Actually my friend Chris who has a a degree in that area is actually building me a hardrive.


----------



## P38 Pilot (Aug 3, 2006)

Cool.


----------



## lesofprimus (Aug 3, 2006)

> Actually my friend Chris who has a a degree in that area is actually building me a hardrive.


Building u a hard drive??? Do u even know what a hard drive is hussars??? 

U dont build a hard drive, u build a complete system with a hard drive, motherboard, case, fans, power supply, cd rom, and a video and sound card....


----------



## Henk (Aug 3, 2006)

Never heard of building a Hard drive except in a factory, but building you a complete new PC with all the right hardware that sounds right. Hope he knows what he is doing.


----------



## Nonskimmer (Aug 4, 2006)

More IL2 wallpapers I've been alternating between.

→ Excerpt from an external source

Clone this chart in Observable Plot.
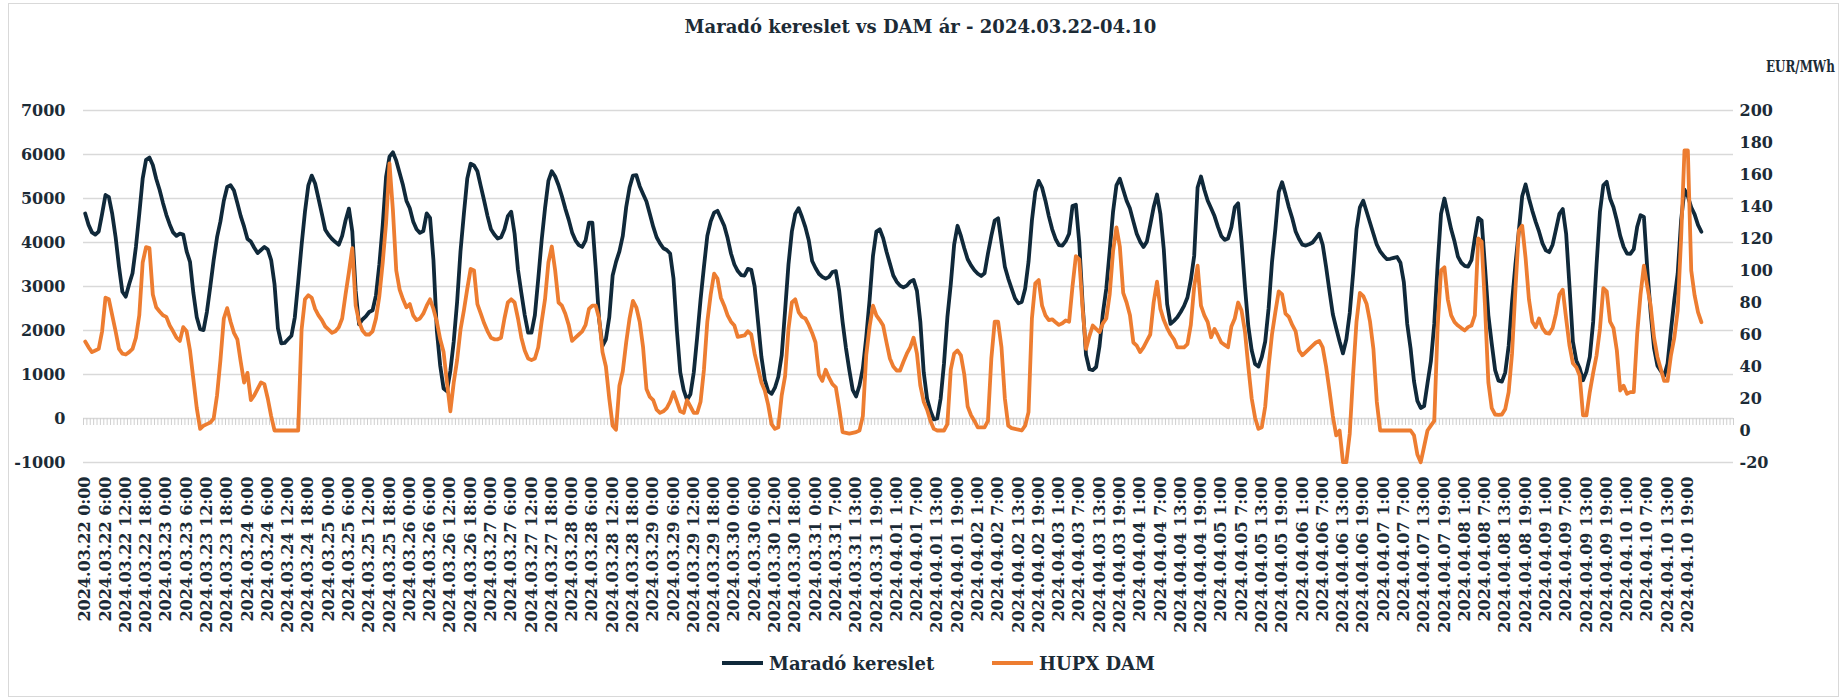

I call them "Cause and Effect". 


BTW, I use XP set up to look like the older Windows. I like the old layout better, and it uses just a bit less processing power. That's important for an older rig like mine.


----------



## P38 Pilot (Aug 5, 2006)

Awesome NS!


----------



## Nonskimmer (Aug 5, 2006)

Yes, especially since that's me in the Spitfire. Ain't I handsome?


----------



## the lancaster kicks ass (Aug 5, 2006)

you have an old rig yet you still manage to play games like IL2, Wolfenstein and flight simulator


----------



## Nonskimmer (Aug 5, 2006)

Well, it's not quite _that_ old. It handles those games well enough, but it won't play some of the newer games very well. Games like Doom 3, Silent Hunter III, Half-Life 2, and so on.


----------



## P38 Pilot (Aug 7, 2006)

I dont suppose you have more pics of IL2?


----------



## Nonskimmer (Aug 7, 2006)

All kinds of 'em. Go to the IL-2 Sturmovik Pilot's Lounge and have a look in some of the sticky threads there.


----------



## loomaluftwaffe (Aug 8, 2006)

yup, hope you dont mind the load times for the shots and what crap simulator did u get ur siggy from P-38?


----------



## P38 Pilot (Aug 8, 2006)

Found this pic on google.


----------



## P38 Pilot (Aug 8, 2006)

But do you know a website with great avatars? Where did you get yours from?


----------



## lesofprimus (Aug 8, 2006)

We make our own -38...


----------



## Gnomey (Aug 8, 2006)

Google is your friend...


----------



## loomaluftwaffe (Aug 9, 2006)

try www.avatartist.com


----------



## P38 Pilot (Aug 10, 2006)

lesofprimus said:


> We make our own -38...



I know. I have been finding and resizing my own avatars. I just wouldn't mind finding a good one.


----------



## Henk (Aug 10, 2006)

You had many good ones you just never saw it.


----------



## Erich (Aug 10, 2006)

what's so wrong with what you have ? Stick with a P-38 fg insignia as your avatar and stay with your siggy .....

my two cents


----------



## P38 Pilot (Aug 12, 2006)

Nothing wrong with my Special Forces avatar. Its just a little blurry. I'll try to find an avatar of Richard Bong's fighter group as well.

Here's my new wallpaper.


----------



## evangilder (Aug 12, 2006)

My latest


----------



## the lancaster kicks ass (Aug 12, 2006)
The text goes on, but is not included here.